Further on, within the Poets’ Corner, two monuments especially must have been dear to the author of “Comus” and “Lycidas.” One marks the grave of Chaucer, who lies under a beautiful Gothic canopy erected in 1558, after the removal of his body to this spot; the other marks that of Edmund Spenser, who died in 1598 in King Street, hard by, “for lacke of bread.” Yet Dean Stanley tells us that “his hearse was attended by poets, and mournful elegies and poems, with the pens that wrote them, were thrown into his tomb. What a funeral was that at which Beaumont, Fletcher, Jonson, and, in all probability, Shakespeare, attended! What a grave in which the pen of Shakespeare may be mouldering away!” Of the author of the “Faërie Queene” Milton himself said: “Our sage and serious Spenser, whom I dare be known to think a better teacher than Scotus or Aquinas.” Near by to Spenser’s tomb is the monument to Ben Jonson, at some distance from his grave, as has just been said, and close at hand are the memorials to Dryden, Drayton, Cowley, and Francis Beaumont, Milton’s famous contemporaries. If the poet could have looked forward two generations he might have seen his own counterfeit presentment in marble upon these walls. By that time the royalist feeling against him had abated, and when in 1737 this belated recognition of his greatness was placed upon the wall, Doctor Gregory remarked to Doctor Johnson: “I have seen erected in the church a bust of that man whose name I once knew considered as a pollution of its walls.”

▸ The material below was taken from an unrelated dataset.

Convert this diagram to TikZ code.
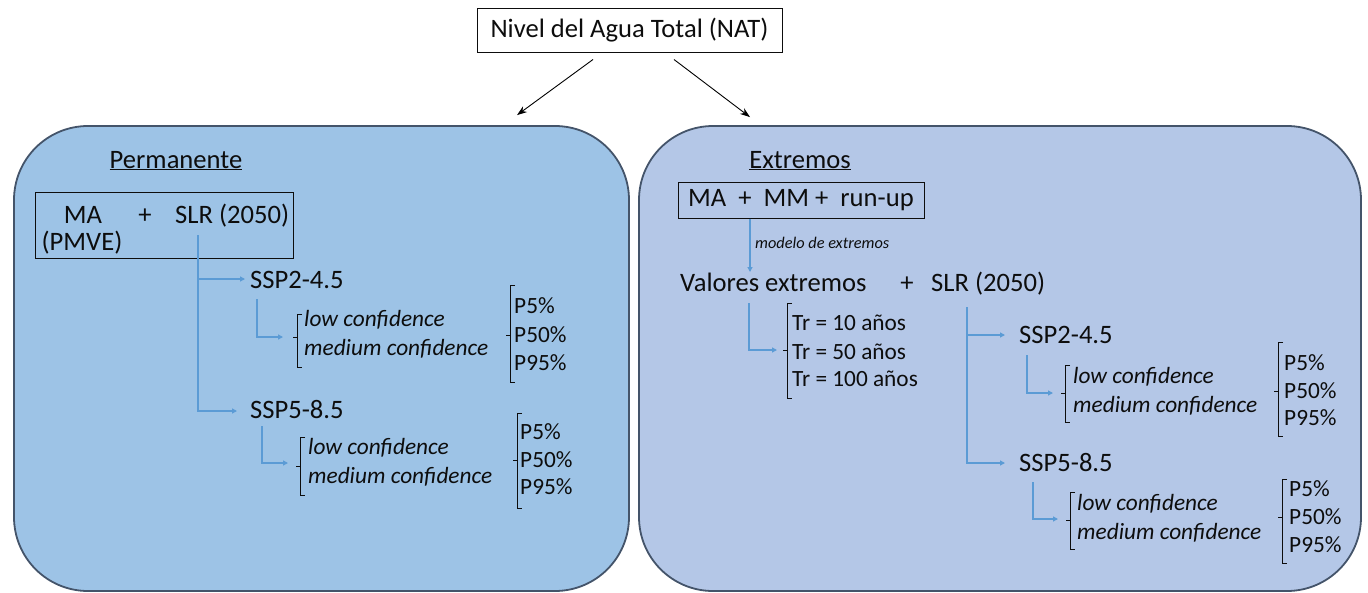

After Shakespeare’s death there was a strong desire to remove his bones from Stratford to the Abbey, upon which Milton and Jonson both protested. The former wrote:

“What needs my Shakespeare for his honoured bones
The labour of an age in pilèd stones?”

and Jonson more emphatically exclaimed:

“My Shakespeare rise! I will not lodge thee by
Chaucer or Spenser, or bid Beaumont lie
A little further on to make thee room;
Thou art a monument without a tomb,
And art alive still while thy book doth live
And we have wits to read and praise to give.”

In St. Benedict’s Chapel may be noted the graves of Bishop Bilson, Doctor Tunson, Sir Robert Anstruther, and Sir Robert Ayton,—famous men of Milton’s time.